What is expected: Every line below should be copied exactly; drop the pictures.

++++ Dataset excerpt

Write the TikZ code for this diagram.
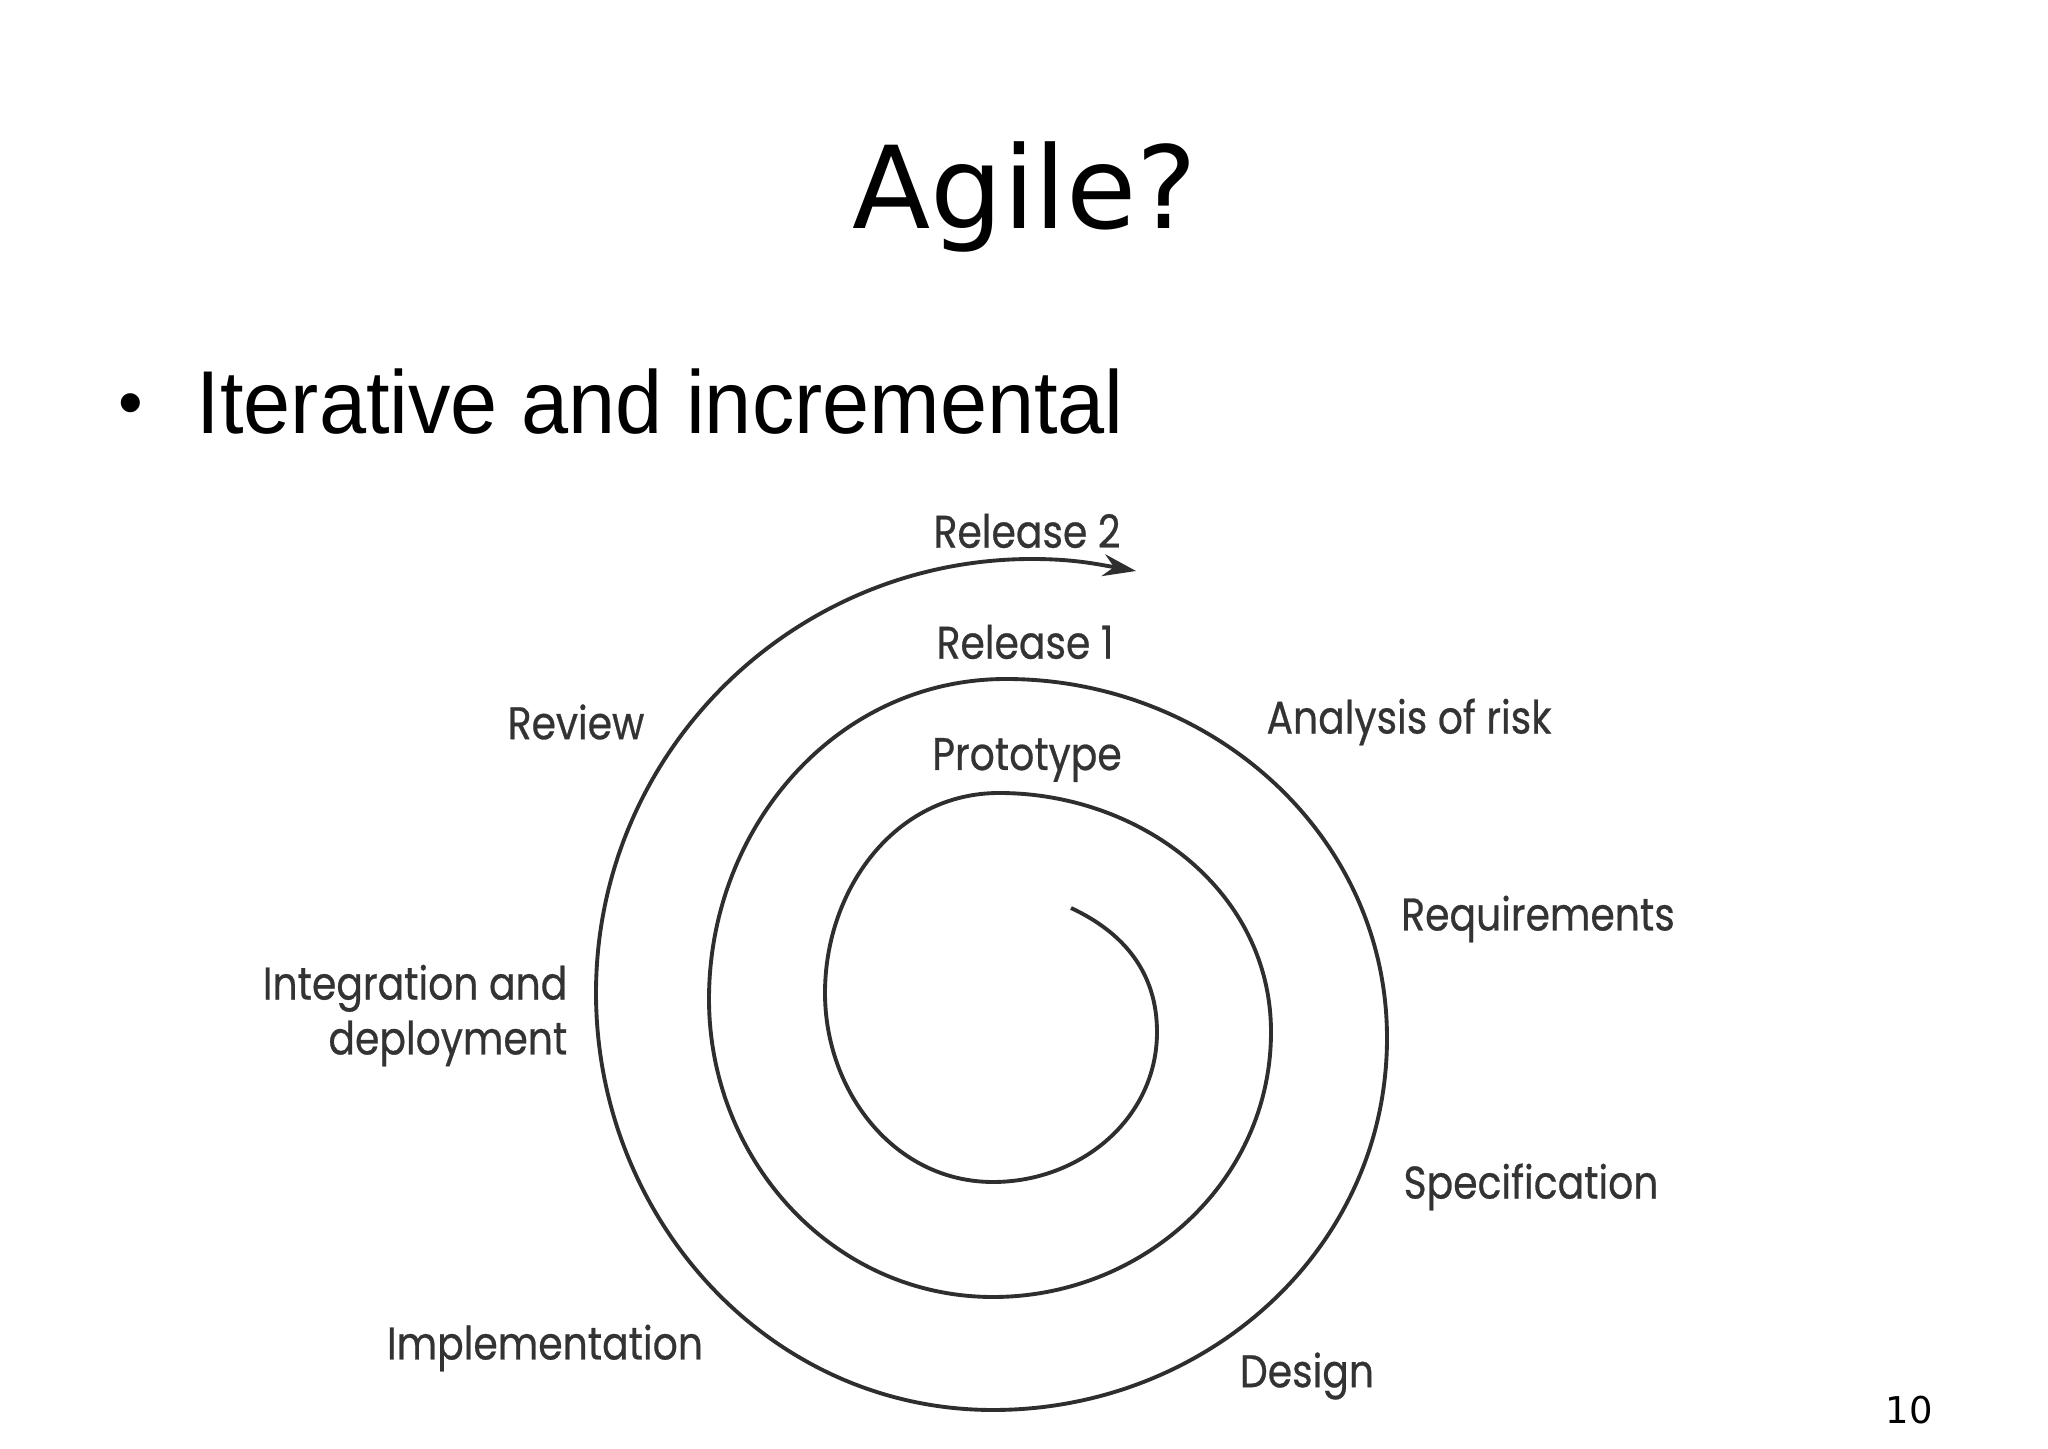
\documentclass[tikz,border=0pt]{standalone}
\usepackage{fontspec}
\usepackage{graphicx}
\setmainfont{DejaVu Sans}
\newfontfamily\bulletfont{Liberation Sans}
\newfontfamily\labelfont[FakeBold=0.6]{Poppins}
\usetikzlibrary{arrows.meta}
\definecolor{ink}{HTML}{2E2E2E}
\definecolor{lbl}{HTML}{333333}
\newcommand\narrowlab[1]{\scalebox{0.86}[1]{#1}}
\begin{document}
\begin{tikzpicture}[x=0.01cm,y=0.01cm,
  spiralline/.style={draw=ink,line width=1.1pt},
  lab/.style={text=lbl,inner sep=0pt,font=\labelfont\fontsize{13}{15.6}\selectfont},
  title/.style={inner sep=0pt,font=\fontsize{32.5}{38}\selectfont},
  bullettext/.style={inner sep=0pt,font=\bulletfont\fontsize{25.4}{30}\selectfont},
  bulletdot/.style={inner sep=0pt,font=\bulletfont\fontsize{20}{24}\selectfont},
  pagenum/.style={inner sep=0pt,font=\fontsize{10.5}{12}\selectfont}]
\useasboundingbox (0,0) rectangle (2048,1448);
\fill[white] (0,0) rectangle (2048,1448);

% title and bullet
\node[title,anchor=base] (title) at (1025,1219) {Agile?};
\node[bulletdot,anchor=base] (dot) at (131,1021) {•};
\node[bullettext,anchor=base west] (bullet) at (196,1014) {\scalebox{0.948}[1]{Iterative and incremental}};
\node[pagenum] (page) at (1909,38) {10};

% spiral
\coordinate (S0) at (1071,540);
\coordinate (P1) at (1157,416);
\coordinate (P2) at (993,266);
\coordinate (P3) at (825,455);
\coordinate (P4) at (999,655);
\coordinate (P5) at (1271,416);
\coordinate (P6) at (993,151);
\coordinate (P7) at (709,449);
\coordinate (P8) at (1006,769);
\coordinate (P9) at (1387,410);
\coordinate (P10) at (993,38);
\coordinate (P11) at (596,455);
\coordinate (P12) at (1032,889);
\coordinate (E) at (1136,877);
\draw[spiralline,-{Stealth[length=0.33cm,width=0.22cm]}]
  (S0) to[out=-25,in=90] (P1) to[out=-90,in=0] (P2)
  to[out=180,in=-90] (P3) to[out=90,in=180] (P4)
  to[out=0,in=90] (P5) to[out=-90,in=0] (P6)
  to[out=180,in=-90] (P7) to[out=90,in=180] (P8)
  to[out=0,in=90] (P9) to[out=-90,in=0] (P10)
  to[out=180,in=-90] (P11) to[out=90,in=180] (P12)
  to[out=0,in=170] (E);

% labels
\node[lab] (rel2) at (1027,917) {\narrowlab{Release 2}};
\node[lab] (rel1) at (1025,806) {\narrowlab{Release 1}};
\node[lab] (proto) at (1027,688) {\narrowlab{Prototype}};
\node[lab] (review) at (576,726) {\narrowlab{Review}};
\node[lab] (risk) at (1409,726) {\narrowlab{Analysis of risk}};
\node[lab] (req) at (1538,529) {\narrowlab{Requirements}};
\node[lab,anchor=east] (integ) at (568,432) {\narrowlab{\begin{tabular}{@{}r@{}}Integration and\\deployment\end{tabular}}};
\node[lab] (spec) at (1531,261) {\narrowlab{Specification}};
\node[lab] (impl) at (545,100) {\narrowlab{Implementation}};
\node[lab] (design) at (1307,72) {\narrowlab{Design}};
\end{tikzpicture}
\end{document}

++++++++

Written solution:
Write the TikZ code for this diagram.
\documentclass[tikz,border=0pt]{standalone}
\usepackage{fontspec}
\usepackage{graphicx}
\setmainfont{DejaVu Sans}
\newfontfamily\bulletfont{Liberation Sans}
\newfontfamily\labelfont[FakeBold=0.6]{Poppins}
\usetikzlibrary{arrows.meta}
\definecolor{ink}{HTML}{2E2E2E}
\definecolor{lbl}{HTML}{333333}
\newcommand\narrowlab[1]{\scalebox{0.86}[1]{#1}}
\begin{document}
\begin{tikzpicture}[x=0.01cm,y=0.01cm,
  spiralline/.style={draw=ink,line width=1.1pt},
  lab/.style={text=lbl,inner sep=0pt,font=\labelfont\fontsize{13}{15.6}\selectfont},
  title/.style={inner sep=0pt,font=\fontsize{32.5}{38}\selectfont},
  bullettext/.style={inner sep=0pt,font=\bulletfont\fontsize{25.4}{30}\selectfont},
  bulletdot/.style={inner sep=0pt,font=\bulletfont\fontsize{20}{24}\selectfont},
  pagenum/.style={inner sep=0pt,font=\fontsize{10.5}{12}\selectfont}]
\useasboundingbox (0,0) rectangle (2048,1448);
\fill[white] (0,0) rectangle (2048,1448);

% title and bullet
\node[title,anchor=base] (title) at (1025,1219) {Agile?};
\node[bulletdot,anchor=base] (dot) at (131,1021) {•};
\node[bullettext,anchor=base west] (bullet) at (196,1014) {\scalebox{0.948}[1]{Iterative and incremental}};
\node[pagenum] (page) at (1909,38) {10};

% spiral
\coordinate (S0) at (1071,540);
\coordinate (P1) at (1157,416);
\coordinate (P2) at (993,266);
\coordinate (P3) at (825,455);
\coordinate (P4) at (999,655);
\coordinate (P5) at (1271,416);
\coordinate (P6) at (993,151);
\coordinate (P7) at (709,449);
\coordinate (P8) at (1006,769);
\coordinate (P9) at (1387,410);
\coordinate (P10) at (993,38);
\coordinate (P11) at (596,455);
\coordinate (P12) at (1032,889);
\coordinate (E) at (1136,877);
\draw[spiralline,-{Stealth[length=0.33cm,width=0.22cm]}]
  (S0) to[out=-25,in=90] (P1) to[out=-90,in=0] (P2)
  to[out=180,in=-90] (P3) to[out=90,in=180] (P4)
  to[out=0,in=90] (P5) to[out=-90,in=0] (P6)
  to[out=180,in=-90] (P7) to[out=90,in=180] (P8)
  to[out=0,in=90] (P9) to[out=-90,in=0] (P10)
  to[out=180,in=-90] (P11) to[out=90,in=180] (P12)
  to[out=0,in=170] (E);

% labels
\node[lab] (rel2) at (1027,917) {\narrowlab{Release 2}};
\node[lab] (rel1) at (1025,806) {\narrowlab{Release 1}};
\node[lab] (proto) at (1027,688) {\narrowlab{Prototype}};
\node[lab] (review) at (576,726) {\narrowlab{Review}};
\node[lab] (risk) at (1409,726) {\narrowlab{Analysis of risk}};
\node[lab] (req) at (1538,529) {\narrowlab{Requirements}};
\node[lab,anchor=east] (integ) at (568,432) {\narrowlab{\begin{tabular}{@{}r@{}}Integration and\\deployment\end{tabular}}};
\node[lab] (spec) at (1531,261) {\narrowlab{Specification}};
\node[lab] (impl) at (545,100) {\narrowlab{Implementation}};
\node[lab] (design) at (1307,72) {\narrowlab{Design}};
\end{tikzpicture}
\end{document}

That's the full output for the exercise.